The recovery plan entails the liquidation of 20 planes, a voluntary redundancy plan for people with more than 15 years of seniority, and the layoff of 30% of cabin crew and pilots.
Rabat – Morocco’s national airline Royal Air Maroc (RAM) is preparing for a massive layoff plan, a reduction in the fleet, and the shutdown of certain agencies as part of its recovery plan to mitigate the impact of the three-month-long suspension of air traffic.
The strategy became official following a meeting on Thursday, July 2, between the upper management of RAM, staff representatives, and the representatives of the National Air Transport Federation (FNTA).
The Chief Executive Officer (CEO) of Royal Air Maroc Abdelhamid Addou stated that the layoff plan would affect 858 jobs within RAM or 30% of its global workforce.
Royal Air Maroc has also set up a voluntary redundancy plan for employees aged above 57 years with 15 years of seniority. The conditions and terms of this plan are still under negotiation, pending the approval of the airline’s senior management.
The discharge concerns one-third of the pilots (180 pilots), 30% of the cabin crew (stewards), and approximately 13% of the ground personnel, including baggage handlers.
Royal Air Maroc is also set to proceed to sell 20 planes including 4 Embraers, 4 Dreamliner 787s, and a dozen B737 aircraft.
The RAM fleet currently boasts 59 aircraft including thirty-seven B737s, two B737 Max, grounded since the crash of Ethiopian Airlines in March 2019, one B767 Cargo, nine B787, four Embraer 190 and six ATR 72-212A.

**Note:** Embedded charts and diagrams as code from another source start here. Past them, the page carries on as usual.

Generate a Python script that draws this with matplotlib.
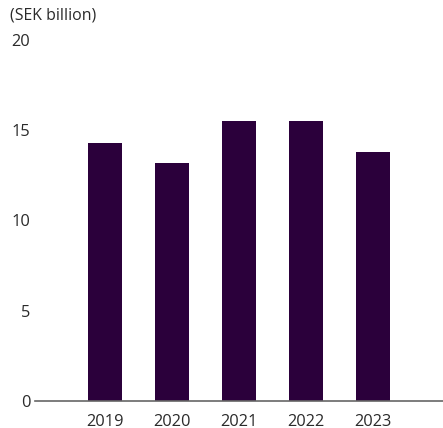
import matplotlib
matplotlib.use("Agg")
import matplotlib.pyplot as plt

years = ["2019", "2020", "2021", "2022", "2023"]
values = [14.3, 13.2, 15.5, 15.5, 13.8]
yticks = [0, 5, 10, 15, 20]

plt.rcParams['font.family'] = ['Open Sans', 'DejaVu Sans']

fig = plt.figure(figsize=(4.43, 4.28), dpi=100)
ax = fig.add_axes([35/443, 27/428, 1 - 35/443, (401-40)/428])

ax.bar(range(len(years)), values, width=0.51, color="#2b003b", zorder=2)

ax.set_xlim(-1.045, 5.05)
ax.set_ylim(0, 20)
ax.set_yticks(yticks)
ax.set_yticklabels([str(t) for t in yticks])
ax.set_xticks(range(len(years)))
ax.set_xticklabels(years)

for s in ["top", "right", "left"]:
    ax.spines[s].set_visible(False)
ax.spines["bottom"].set_color("#666666")
ax.spines["bottom"].set_linewidth(1.2)

ax.tick_params(axis="both", length=0, labelsize=11.8, colors="#2a2a2a")
ax.tick_params(axis="y", pad=3.5)
ax.tick_params(axis="x", pad=9)
for lab in ax.get_yticklabels():
    lab.set_horizontalalignment("right")

fig.text(10/443, 1 - 15/428, "(SEK billion)", fontsize=11.4, color="#2a2a2a", va="center", ha="left")

fig.savefig("out.png", dpi=100)
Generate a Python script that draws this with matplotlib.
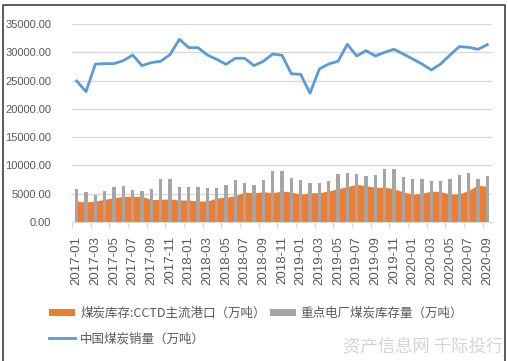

Impact of the crisis on RAM
The Moroccan flag carrier has suffered the worst crisis since its inception in 1957. The company has reportedly experienced $109.1 million in monthly losses since the closure of national borders and the declaration of the emergency state in mid-March.
Now with the drop in global tourism, RAM is predicted to lose 20% of its air traffic in 2020, prompting continued financial losses.
The sustainable resumption of normal air traffic activities is projected for the year 2023 and potentially for 2025, according to the International Air Transport Association (IATA).